And I heard the angel of the waters saying, “Righteous are You, who are and who were, O Holy One, because You judged these things; for they poured out the blood of saints and prophets, and You have given them blood to drink. They deserve it.” And I heard the altar saying, “Yes, O Lord God, the Almighty, true and righteous are Your judgments.”
In Revelation 16:4-7, John records the proclamation of the angel who affirms the just punishment of those who “poured out the blood of saints and prophets” (v. 6). The angel tells us that the persecutors of God’s people deserve their punishment and that punishment displays the nature of God: “Righteous are you…because you judged these things; for they poured out the blood of the saints and prophets, and you have given them blood to drink.
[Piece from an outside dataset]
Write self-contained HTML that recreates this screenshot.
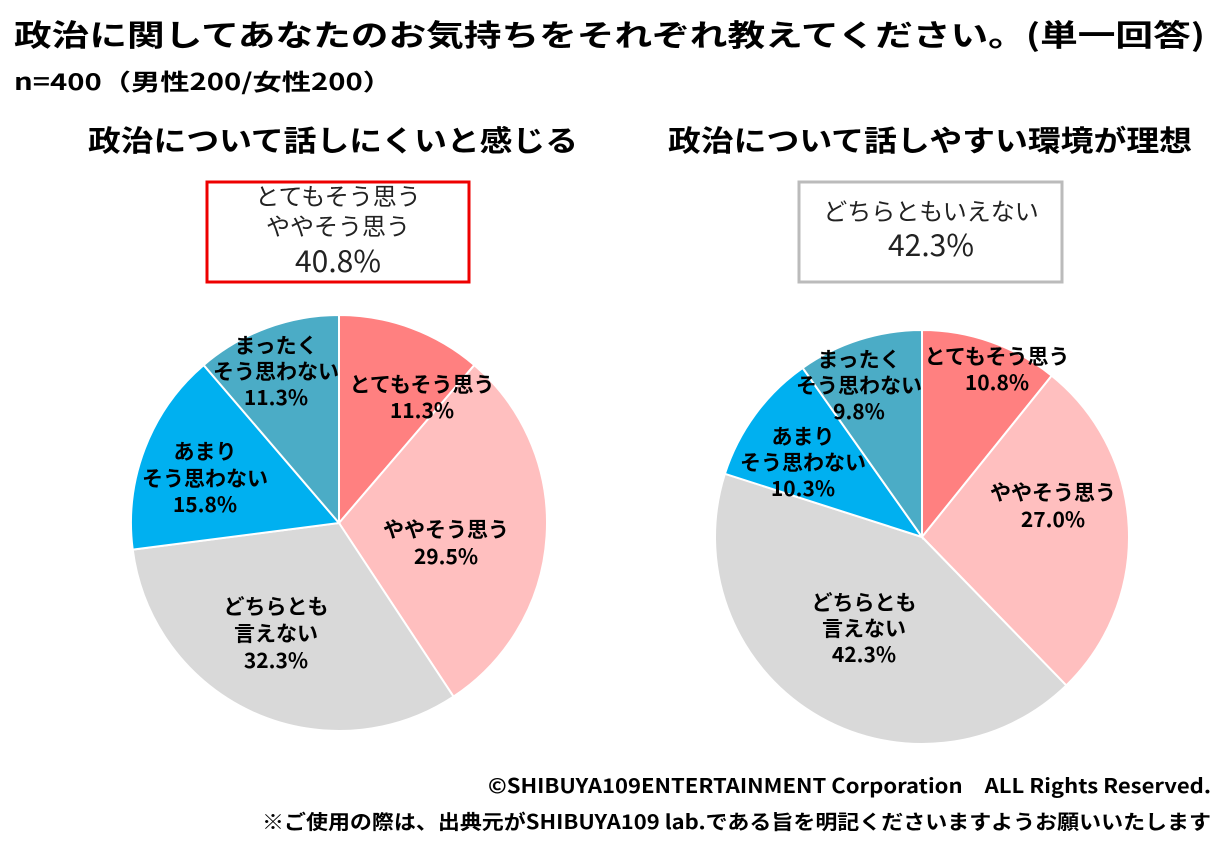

They deserve it” (vs. 5b-6). As Mounce comments, “In a moral universe God must of necessity oppose evil… Because they had poured out the blood of the saints, God has given them blood to drink.”
[1] The sins of the persecutors have rendered them ‘worthy’ of punishment.
[2] The strange sounding idiom—that the persecutors should drink blood—comes from Isaiah’s declaration that God would feed Israel’s oppressors “with their own flesh, and they will become drunk with their own blood as with sweet wine” (Isaiah 49:26).
Richard Bauckham suggests that the idea of repayment is closely related to the ability of a sinner to understand the justice of God: “Intrinsic to the idea of ‘measure for measure’ judgments is that this is the best kind of justice because its justice should be obvious even to the criminal. To receive something equivalent to what one has done is to find, as it were, one’s own sin boomeranging back at one.”[3]
The warning of retribution is supposed to lead sinful people to repentance though John tells us that even in the midst of their experience of God’s wrath, people remain unrepentant (Rev 16:9). John also records the outcry of the saints for justice. Their cry is for God’s vengeful actions against their oppressors: “How long, O Lord, holy and true, will you refrain from judging and avenging your blood on those who dwell on the earth?” (Rev 6:10b). Such an outcry assumes that justice is served through a retributive action of God who will pay back the wrong doer with affliction.
Such a cry sounds harsh unless one spends a moment to consider the evils wrought by the oppressor. As Schüssler Fiorenza comments: “One can adjudicate the central quest of Revelation in theological terms, however, only if one comprehends the anguish that fuels this outcry for justice and vindication, for divine revenge and restitution for so many lives taken, and so much blood unnecessarily shed.”
[4] Perhaps this might help us understand the instincts of the martyrs, but it does not justify it. Instead, what the martyrs’ prayer suggests is that their outcry is grounded in their knowledge of God. This is confirmed by the angel in 16:4-6 and in the witness of the alter in 16:7. Such an observation lends credence to the claim that people can generally intuit that evil actions deserve punishment in the same way they intuit good actions deserve rewards. However, justification does not merely lie in a moral intuition, but in a theological justification. What we ‘intuit’ is not merely a fact about the world but a fact about its creator who is clearly perceived (Rom 1:18). If so, then the retributivist can appeal to a definitist justification for his view whereby there is a fact about reality—the divine nature—that justifies retributive punishment.
The fact that sinful people deserve punishment is clearly something we have to contort ourselves to deny. Yet we sometimes think only other people deserve it. The gospel of Jesus Christ entails that all of us deserve God’s wrathful punishment (Romans 3:23). It is that punishment we deserve that Christ pays for us on the cross, bearing our sin in himself (1 Peter 2:24), receiving the penalty we deserve on our behalf (2 Corinthians 5:21).
[1] Robert Mounce, The Book of Revelation in NICNT vol. 17 (Grand Rapids: Eerdmans, 1977), 295.
[2] Ibid., 296.
[3] Richard Bauckham, “Judgement in the Book of Revelation,” Ex Auditu 20 (2004): 3.
[4] Schüssler Fiorenza, Revelation: A Vision of a Just World (Minneapolis: Fortress, 1991), 64.